Charts and diagrams as code:
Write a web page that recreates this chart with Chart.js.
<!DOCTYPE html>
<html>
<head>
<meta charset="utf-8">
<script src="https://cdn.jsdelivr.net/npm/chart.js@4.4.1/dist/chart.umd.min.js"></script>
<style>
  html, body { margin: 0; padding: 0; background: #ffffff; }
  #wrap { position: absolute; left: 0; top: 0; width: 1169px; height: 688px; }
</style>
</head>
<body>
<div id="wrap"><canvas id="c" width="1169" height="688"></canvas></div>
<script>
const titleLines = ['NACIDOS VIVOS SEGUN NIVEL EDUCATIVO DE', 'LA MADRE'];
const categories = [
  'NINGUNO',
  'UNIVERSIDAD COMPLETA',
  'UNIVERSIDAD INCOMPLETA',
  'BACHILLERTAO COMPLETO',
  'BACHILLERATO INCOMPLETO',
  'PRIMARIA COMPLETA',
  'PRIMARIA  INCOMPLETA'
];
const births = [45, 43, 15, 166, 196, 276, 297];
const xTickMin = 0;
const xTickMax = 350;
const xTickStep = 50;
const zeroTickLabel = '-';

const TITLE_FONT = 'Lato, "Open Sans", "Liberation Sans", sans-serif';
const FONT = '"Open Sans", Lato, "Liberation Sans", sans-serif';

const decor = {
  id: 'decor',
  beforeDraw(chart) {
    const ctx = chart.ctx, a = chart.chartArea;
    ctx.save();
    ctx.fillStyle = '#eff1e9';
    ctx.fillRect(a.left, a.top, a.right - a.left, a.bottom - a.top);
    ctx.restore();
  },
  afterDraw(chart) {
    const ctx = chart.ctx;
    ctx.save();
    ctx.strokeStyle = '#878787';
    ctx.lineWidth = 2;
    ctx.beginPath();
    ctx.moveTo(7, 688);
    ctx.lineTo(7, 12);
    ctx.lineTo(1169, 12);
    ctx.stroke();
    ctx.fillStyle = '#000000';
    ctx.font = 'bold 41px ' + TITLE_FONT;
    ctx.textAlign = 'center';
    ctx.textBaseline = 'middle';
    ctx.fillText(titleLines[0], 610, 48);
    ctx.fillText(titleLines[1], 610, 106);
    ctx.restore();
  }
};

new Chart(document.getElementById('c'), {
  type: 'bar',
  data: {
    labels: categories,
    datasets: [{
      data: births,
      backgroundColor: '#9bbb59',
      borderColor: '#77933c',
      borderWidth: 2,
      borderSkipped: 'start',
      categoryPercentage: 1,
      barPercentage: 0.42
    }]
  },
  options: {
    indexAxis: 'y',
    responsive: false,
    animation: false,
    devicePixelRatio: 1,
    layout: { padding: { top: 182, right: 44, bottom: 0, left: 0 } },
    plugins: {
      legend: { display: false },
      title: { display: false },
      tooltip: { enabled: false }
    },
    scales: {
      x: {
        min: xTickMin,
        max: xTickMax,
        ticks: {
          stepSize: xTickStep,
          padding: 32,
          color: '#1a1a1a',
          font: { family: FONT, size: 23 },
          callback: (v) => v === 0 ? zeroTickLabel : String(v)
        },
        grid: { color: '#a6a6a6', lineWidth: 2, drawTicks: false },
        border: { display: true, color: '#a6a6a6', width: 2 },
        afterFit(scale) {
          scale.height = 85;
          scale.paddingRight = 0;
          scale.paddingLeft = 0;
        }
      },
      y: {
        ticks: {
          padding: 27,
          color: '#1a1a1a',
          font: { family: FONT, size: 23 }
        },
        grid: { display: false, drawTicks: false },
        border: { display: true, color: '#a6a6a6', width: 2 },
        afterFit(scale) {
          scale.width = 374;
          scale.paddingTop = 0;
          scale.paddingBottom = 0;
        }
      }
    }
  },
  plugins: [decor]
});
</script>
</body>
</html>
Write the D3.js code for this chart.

* OBJECTIVE *
Each line from the top of the material above through the line with "const zeroTickLabel = '-';" must be echoed exactly, and no other line.

* TASK SOLUTION *
Write a web page that recreates this chart with Chart.js.
<!DOCTYPE html>
<html>
<head>
<meta charset="utf-8">
<script src="https://cdn.jsdelivr.net/npm/chart.js@4.4.1/dist/chart.umd.min.js"></script>
<style>
  html, body { margin: 0; padding: 0; background: #ffffff; }
  #wrap { position: absolute; left: 0; top: 0; width: 1169px; height: 688px; }
</style>
</head>
<body>
<div id="wrap"><canvas id="c" width="1169" height="688"></canvas></div>
<script>
const titleLines = ['NACIDOS VIVOS SEGUN NIVEL EDUCATIVO DE', 'LA MADRE'];
const categories = [
  'NINGUNO',
  'UNIVERSIDAD COMPLETA',
  'UNIVERSIDAD INCOMPLETA',
  'BACHILLERTAO COMPLETO',
  'BACHILLERATO INCOMPLETO',
  'PRIMARIA COMPLETA',
  'PRIMARIA  INCOMPLETA'
];
const births = [45, 43, 15, 166, 196, 276, 297];
const xTickMin = 0;
const xTickMax = 350;
const xTickStep = 50;
const zeroTickLabel = '-';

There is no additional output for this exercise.